中国科学院系统科学研究所

Information Extraction and Text Summarization in Thai Language

主讲人：Thanaruk Theeramunkong (SIIT, Thammasat University, Thailand)
时间：2011年10月21日上午9:00 地点：思源楼712

【Abstract】In this work, we have studied named entity recognition and text summarization in Thai language. Named entity recognition is a nontrivial and challenging task for information extraction in Thai language since a Thai text has no word, phrase and sentence boundary. In the first work, we have proposed a method to exploit the concept of character clusters, a sequence of inseparable characters, to group characters into clusters and then utilize statistics among characters and their clusters to extract Thai words and then recognize named entities, simultaneously.
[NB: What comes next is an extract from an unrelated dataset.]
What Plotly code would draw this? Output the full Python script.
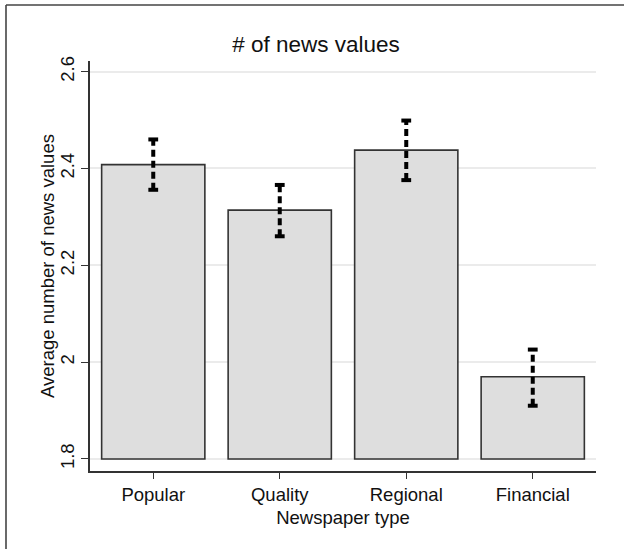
import plotly.graph_objects as go

categories = ["Popular", "Quality", "Regional", "Financial"]
means = [2.408, 2.314, 2.438, 1.970]
lower = [2.356, 2.260, 2.376, 1.910]
upper = [2.460, 2.366, 2.499, 2.026]
y_ticks = [1.8, 2.0, 2.2, 2.4, 2.6]
y_ticklabels = ["1.8", "2", "2.2", "2.4", "2.6"]
base_value = 1.8

FONT = "Liberation Sans, Arial, sans-serif"
W, H = 624, 549
L, R, T, B = 90, 28, 61, 78

fig = go.Figure()
fig.add_trace(go.Bar(
    x=categories,
    y=[m - base_value for m in means],
    base=[base_value] * len(means),
    width=0.816,
    marker=dict(color="#dedede", line=dict(color="#333333", width=1.6)),
    showlegend=False,
))

# dashed error bars
ex, ey = [], []
for c, lo, hi in zip(categories, lower, upper):
    ex += [c, c, None]
    ey += [lo, hi, None]
fig.add_trace(go.Scatter(
    x=ex, y=ey, mode="lines",
    line=dict(color="#000000", width=4, dash="7px,4px"),
    showlegend=False, hoverinfo="skip",
))
fig.add_trace(go.Scatter(
    x=categories + categories, y=lower + upper, mode="markers",
    marker=dict(symbol="line-ew", size=7, line=dict(color="#000000", width=4)),
    showlegend=False, hoverinfo="skip",
))

pw, ph = W - L - R, H - T - B

fig.update_layout(
    width=W, height=H,
    margin=dict(l=L, r=R, t=T, b=B, autoexpand=False),
    paper_bgcolor="white", plot_bgcolor="white",
    font=dict(family=FONT, size=18.5, color="#111111"),
    title=dict(text="# of news values", font=dict(size=22.5, family=FONT, color="#111111"),
               x=316 / W, xanchor="center", xref="container",
               y=1 - 44 / H, yanchor="middle", yref="container"),
    bargap=0.2,
)
fig.update_xaxes(
    range=[-0.5, 3.5], automargin=False,
    showline=True, linecolor="#333333", linewidth=1.6,
    ticks="outside", ticklen=6, tickwidth=1.2, tickcolor="#333333",
    showgrid=False, zeroline=False,
    tickfont=dict(size=18.5, family=FONT),
    title=dict(text="Newspaper type", font=dict(size=18.5, family=FONT), standoff=7),
)
fig.update_yaxes(
    range=[1.7752, 2.622], automargin=False,
    tickvals=y_ticks, ticktext=y_ticklabels, tickangle=-90,
    showline=True, linecolor="#333333", linewidth=1.6,
    ticks="outside", ticklen=7, tickwidth=1.2, tickcolor="#333333",
    showgrid=True, gridcolor="#ebebeb", gridwidth=1.5,
    zeroline=False,
    tickfont=dict(size=18.5, family=FONT),
)
fig.add_annotation(
    text="Average number of news values", textangle=-90,
    xref="paper", yref="paper", x=(47 - L) / pw, y=0.5,
    xanchor="center", yanchor="middle", showarrow=False,
    font=dict(size=18.5, family=FONT, color="#111111"),
)

# outer frame (top and left edges)
fx0 = (6 - L) / pw
fy0 = 1 + (T - 5) / ph
fig.add_shape(type="line", xref="paper", yref="paper",
              x0=fx0, x1=(W + 5 - L) / pw, y0=fy0, y1=fy0,
              line=dict(color="#444444", width=1.6))
fig.add_shape(type="line", xref="paper", yref="paper",
              x0=fx0, x1=fx0, y0=fy0, y1=-(B + 5) / ph,
              line=dict(color="#444444", width=1.6))

fig.write_html("out.html", config={"displayModeBar": False},
               post_script="document.body.style.margin='0';document.body.style.overflow='hidden';")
Integrated of two phases, the word-segmentation model and the named-entity-recognition model, context features are exploited to learn parameters for these two discriminative probabilistic models, i.e., CRFs, to rank a set of word and named entity candidates generated. Moreover, three alternative discriminative probabilistic approaches called (1) phase-independent approach, (2) phase-merging approach, and (3) phase-cascading approach are proposed and compared. In the second work, we study on a number of techniques for construction of a comprehensive summary from multiple documents. Towards summarization of multiple news articles related to a specific event, we studied a method to find relationship among entities using association rule mining and proposed a graph-based summarization method which constructs a summarization graph by modelling text portions as nodes and relationships among them as edges. An ideal summary should include only important common descriptions of these articles, together with some dominant differences among them.